Profit prioritization over public interest. Critics argue that private companies, driven by profit motives, may not align with broader public interests

a) Price concerns: There are fears that privatization could lead to higher energy prices for consumers. The Transnational Institute article points to “escalating crises rooted in the for-profit energy system” in other countries that have privatized their energy sectors.
b) Underserved areas: Private companies may focus on profitable urban markets, potentially neglecting rural or low-income areas. A Power Magazine article discusses how state control historically allowed for expansion of electricity access to rural areas in Mexico.
c) Environmental concerns: There are worries that profit-driven companies may prioritize short-term gains over long-term environmental sustainability. Energy Transition examines Mexico’s challenges in balancing energy development with environmental goals.
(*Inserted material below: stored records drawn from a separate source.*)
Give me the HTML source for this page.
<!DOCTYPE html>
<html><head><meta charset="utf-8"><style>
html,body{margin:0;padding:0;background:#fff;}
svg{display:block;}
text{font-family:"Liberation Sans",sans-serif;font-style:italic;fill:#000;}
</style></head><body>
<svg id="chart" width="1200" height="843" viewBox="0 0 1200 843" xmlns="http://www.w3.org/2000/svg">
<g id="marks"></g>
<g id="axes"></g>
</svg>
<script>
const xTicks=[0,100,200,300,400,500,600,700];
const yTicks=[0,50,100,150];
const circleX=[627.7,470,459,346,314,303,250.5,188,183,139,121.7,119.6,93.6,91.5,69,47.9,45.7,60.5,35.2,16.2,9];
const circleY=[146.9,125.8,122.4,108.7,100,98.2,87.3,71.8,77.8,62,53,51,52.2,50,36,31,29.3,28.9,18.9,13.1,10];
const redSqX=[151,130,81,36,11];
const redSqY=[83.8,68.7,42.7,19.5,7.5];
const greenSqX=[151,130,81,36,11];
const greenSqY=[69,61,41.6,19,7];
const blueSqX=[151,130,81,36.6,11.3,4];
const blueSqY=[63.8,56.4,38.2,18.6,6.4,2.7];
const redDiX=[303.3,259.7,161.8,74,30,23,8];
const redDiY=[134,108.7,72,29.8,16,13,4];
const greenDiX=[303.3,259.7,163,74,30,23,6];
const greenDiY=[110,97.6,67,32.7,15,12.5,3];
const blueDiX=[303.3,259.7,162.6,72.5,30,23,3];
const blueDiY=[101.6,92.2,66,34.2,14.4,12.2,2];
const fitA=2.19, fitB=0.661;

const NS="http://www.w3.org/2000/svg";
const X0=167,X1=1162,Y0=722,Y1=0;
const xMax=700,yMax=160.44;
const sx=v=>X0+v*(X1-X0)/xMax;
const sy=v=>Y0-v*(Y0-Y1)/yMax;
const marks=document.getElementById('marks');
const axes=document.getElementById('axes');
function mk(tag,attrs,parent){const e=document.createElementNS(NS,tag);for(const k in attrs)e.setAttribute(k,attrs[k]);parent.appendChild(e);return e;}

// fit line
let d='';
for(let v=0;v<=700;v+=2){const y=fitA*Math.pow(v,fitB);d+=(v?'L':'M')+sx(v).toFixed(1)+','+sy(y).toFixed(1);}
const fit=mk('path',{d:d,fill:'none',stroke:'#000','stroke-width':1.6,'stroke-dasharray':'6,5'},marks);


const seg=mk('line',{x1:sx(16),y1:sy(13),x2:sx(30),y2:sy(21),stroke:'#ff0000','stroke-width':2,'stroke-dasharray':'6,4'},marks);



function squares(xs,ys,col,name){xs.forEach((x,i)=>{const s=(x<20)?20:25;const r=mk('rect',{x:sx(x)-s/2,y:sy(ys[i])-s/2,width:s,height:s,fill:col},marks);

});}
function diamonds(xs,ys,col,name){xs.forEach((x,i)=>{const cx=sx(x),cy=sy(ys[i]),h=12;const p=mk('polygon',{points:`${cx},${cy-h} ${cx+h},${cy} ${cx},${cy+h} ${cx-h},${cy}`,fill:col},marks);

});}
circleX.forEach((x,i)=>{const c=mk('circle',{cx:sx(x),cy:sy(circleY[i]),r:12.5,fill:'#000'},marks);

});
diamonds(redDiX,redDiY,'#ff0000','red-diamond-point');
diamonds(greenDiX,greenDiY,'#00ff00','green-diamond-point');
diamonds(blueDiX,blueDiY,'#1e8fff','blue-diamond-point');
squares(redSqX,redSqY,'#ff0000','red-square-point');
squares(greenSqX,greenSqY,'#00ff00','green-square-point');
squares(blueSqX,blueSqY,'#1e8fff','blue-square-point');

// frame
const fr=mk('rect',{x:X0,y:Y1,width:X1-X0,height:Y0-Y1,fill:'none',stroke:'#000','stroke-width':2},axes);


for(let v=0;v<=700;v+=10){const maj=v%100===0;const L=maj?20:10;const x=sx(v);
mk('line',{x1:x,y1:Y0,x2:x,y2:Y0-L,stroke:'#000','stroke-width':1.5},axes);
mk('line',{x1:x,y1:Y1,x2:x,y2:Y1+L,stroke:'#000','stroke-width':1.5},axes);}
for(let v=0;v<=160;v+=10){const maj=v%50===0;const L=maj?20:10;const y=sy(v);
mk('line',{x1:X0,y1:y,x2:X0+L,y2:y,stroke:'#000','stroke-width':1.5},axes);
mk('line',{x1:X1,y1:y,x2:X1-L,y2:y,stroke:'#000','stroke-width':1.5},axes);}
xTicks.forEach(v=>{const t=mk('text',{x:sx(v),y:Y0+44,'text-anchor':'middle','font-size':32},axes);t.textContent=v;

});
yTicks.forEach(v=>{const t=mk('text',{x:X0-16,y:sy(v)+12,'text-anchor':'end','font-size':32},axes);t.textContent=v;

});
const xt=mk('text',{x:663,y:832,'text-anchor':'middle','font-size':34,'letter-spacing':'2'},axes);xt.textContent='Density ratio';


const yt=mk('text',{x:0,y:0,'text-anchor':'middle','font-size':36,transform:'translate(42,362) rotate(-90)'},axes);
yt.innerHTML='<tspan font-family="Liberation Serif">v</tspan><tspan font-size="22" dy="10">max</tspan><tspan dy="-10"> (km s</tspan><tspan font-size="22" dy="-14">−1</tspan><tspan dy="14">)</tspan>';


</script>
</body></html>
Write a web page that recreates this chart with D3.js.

Historical and cultural significance of state-owned enterprises. Pemex and CFE hold a special place in Mexican national identity.

a) Symbol of sovereignty: The 1938 nationalization of the oil industry, which led to the creation of Pemex, is seen as a defining moment in Mexican history. The Wikipedia entry on Mexico highlights this event’s significance.
b) National pride: State-owned enterprises are often viewed as sources of national pride and accomplishment. An IFRI analysis explores the cultural importance of these companies in Mexico.
c) Social role: Historically, Pemex and CFE have played important social roles beyond their economic functions, such as providing employment and supporting community development. A Harvard Electricity Policy Group paper discusses the complex social and political roles of these state-owned enterprises.